To paraphrase the old line, ‘It isn’t just what you do, it’s the way that you do it.’ How you compliment someone has an effect, too. ‘Nice tits’ is what she believes all men are thinking – but it’s vulgar for a guy to actually say so. ‘They’re magnificent!’ is only redeemed from vulgarity by three extra syllables but will still get you crossed off her Christmas card list, if indeed you’re aiming for something that long-term. ‘They’re magnificent!’ plus an explanation of how they are so marks you as a poser and a gourmand, on a slightly lower level than the vulgarian with his ‘nice tits’ comment. She already knows why they’re magnificent: they are hers after all.

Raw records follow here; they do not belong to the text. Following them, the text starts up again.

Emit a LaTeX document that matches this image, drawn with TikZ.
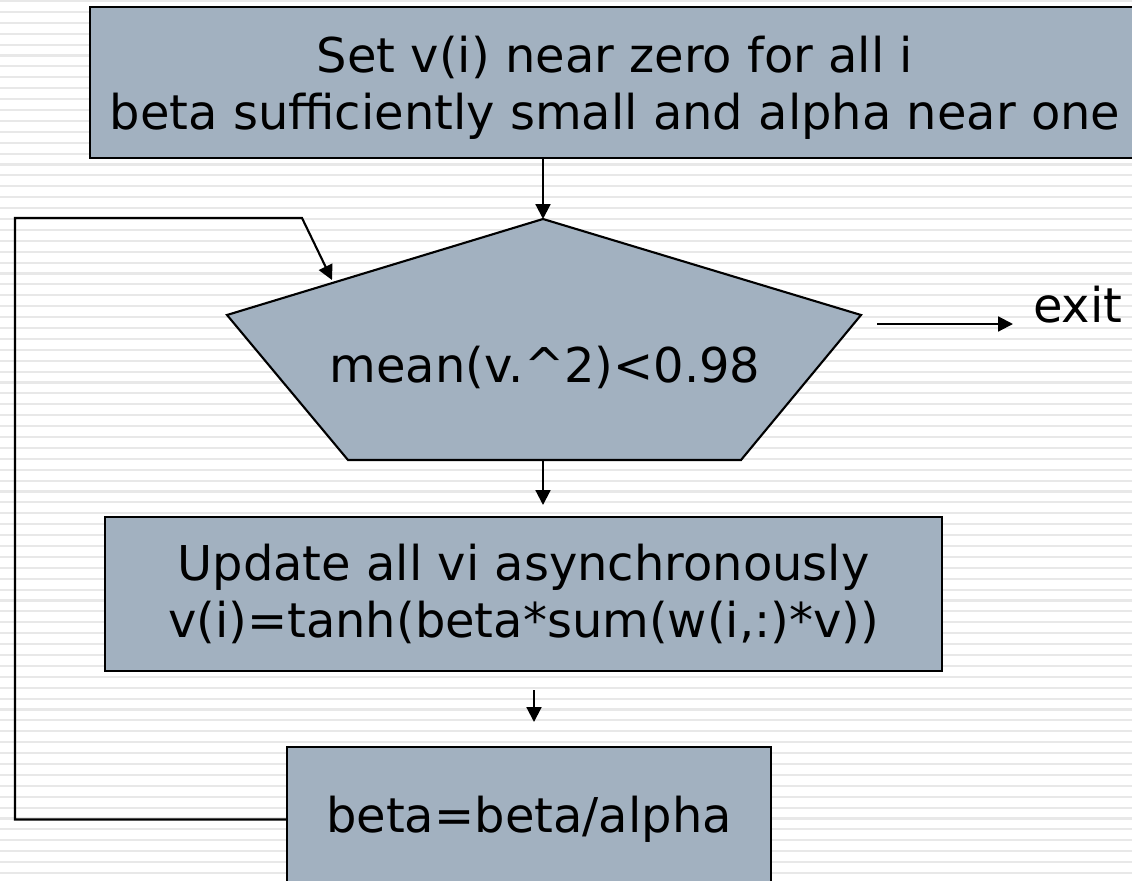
\documentclass[tikz,border=0pt]{standalone}
\usepackage{fontspec}
\setmainfont{DejaVu Sans}
\usetikzlibrary{arrows.meta,positioning,calc}
\definecolor{boxfill}{RGB}{162,177,192}
\definecolor{stripe}{RGB}{232,232,232}

\begin{document}
\begin{tikzpicture}[x=0.025cm,y=-0.025cm,
  blk/.style={draw=black,line width=1.5pt,fill=boxfill,inner sep=0pt,align=center},
  txt/.style={font=\fontsize{34.1pt}{40.5pt}\selectfont},
  arr/.style={-{Triangle[length=10.5pt,width=10.5pt]},line width=1.5pt}]
  \clip (0,0) rectangle (1132,881);

  % striped background
  \fill[white] (0,0) rectangle (1132,881);
  \foreach \k in {0,...,80}
    \draw[stripe,line width=1.5pt] (0,1+10.9*\k) -- (1132,1+10.9*\k);

  % init box
  \node[blk,txt,text depth=0pt,minimum width=26.25cm,minimum height=3.775cm] (init) at (615,82.5)
    {Set v(i) near zero for all i\\beta sufficiently small and alpha near one};

  % test
  \coordinate (apex) at (543,219);
  \coordinate (pbot) at (543,460);
  \draw[line width=1.5pt,fill=boxfill] (apex) -- (861,315) -- (741,460) -- (348,460) -- (227,315) -- cycle;
  \node[txt] (test) at (545,367) {mean(v.\textasciicircum 2)<0.98};

  % update box
  \node[blk,txt,minimum width=20.925cm,minimum height=3.85cm] (upd) at (523.5,594)
    {Update all vi asynchronously\\v(i)=tanh(beta*sum(w(i,:)*v))};

  % beta box
  \node[blk,txt,minimum width=12.1cm,minimum height=3.625cm] (scale) at (529,819.5) {beta=beta/alpha};

  % exit
  \coordinate (xout) at (877,324);
  \node[txt,inner xsep=14.2pt,inner ysep=0pt,anchor=base west] (exit) at (1013,322) {exit};

  % arrows
  \coordinate (a2) at (543,505);
  \coordinate (a3s) at (534,690);
  \coordinate (a3e) at (534,722);
  \coordinate (lft) at (15,218);
  \coordinate (corner) at (302,218);
  \coordinate (loopin) at (332,280);
  \draw[arr] (init.south -| apex) -- (apex);
  \draw[arr] (pbot) -- (a2);
  \draw[arr] (a3s) -- (a3e);
  \draw[arr] (scale.west) -| (lft) -- (corner) -- (loopin);
  \draw[arr] (xout) -- (xout -| exit.west);
\end{tikzpicture}
\end{document}
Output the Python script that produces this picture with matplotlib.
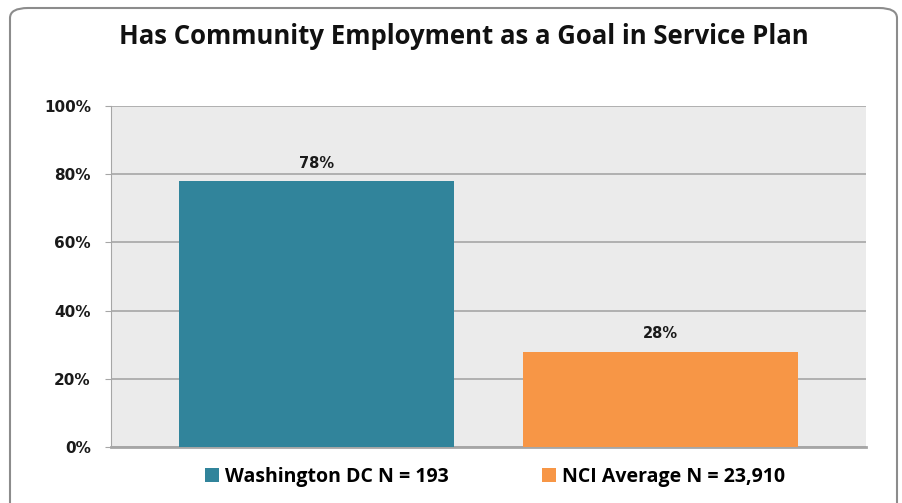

So with all this background in place, my theory is that, if a person doesn’t know you, how they react to your compliment will be determined by how attractive you are to them. The more attractive you are, the more you can get away with. (See the first paragraph.) The actual test would be a questionnaire based on a three-by-three matrix of attractiveness by intimacy, like so:

The compliment table.

There will be, I’m guessing, a slight difference in how males and females react. Any compliment from a person perceived as unattractive by a male will be rated more negatively than it would by a female. The second aspect to this hypothesis is that females generally rate compliments more highly than males, irrespective of the complimenter’s perceived attractiveness. But generally, approval ratings will decrease with two factors: the less attractive the complimenter is perceived to be, and the more intimate the body part complimented.

There is also the aspect of how much the person can work on that part of their body – the more effort they have put in, the more positive they will feel about your compliment. For the purpose of this study, though, we will assume that the effect is negligible.

A final warning: don’t try this at home unless you’re a trained psychologist, extremely good-looking or highly agile (and thus able to avoid projectiles intended to cause damage).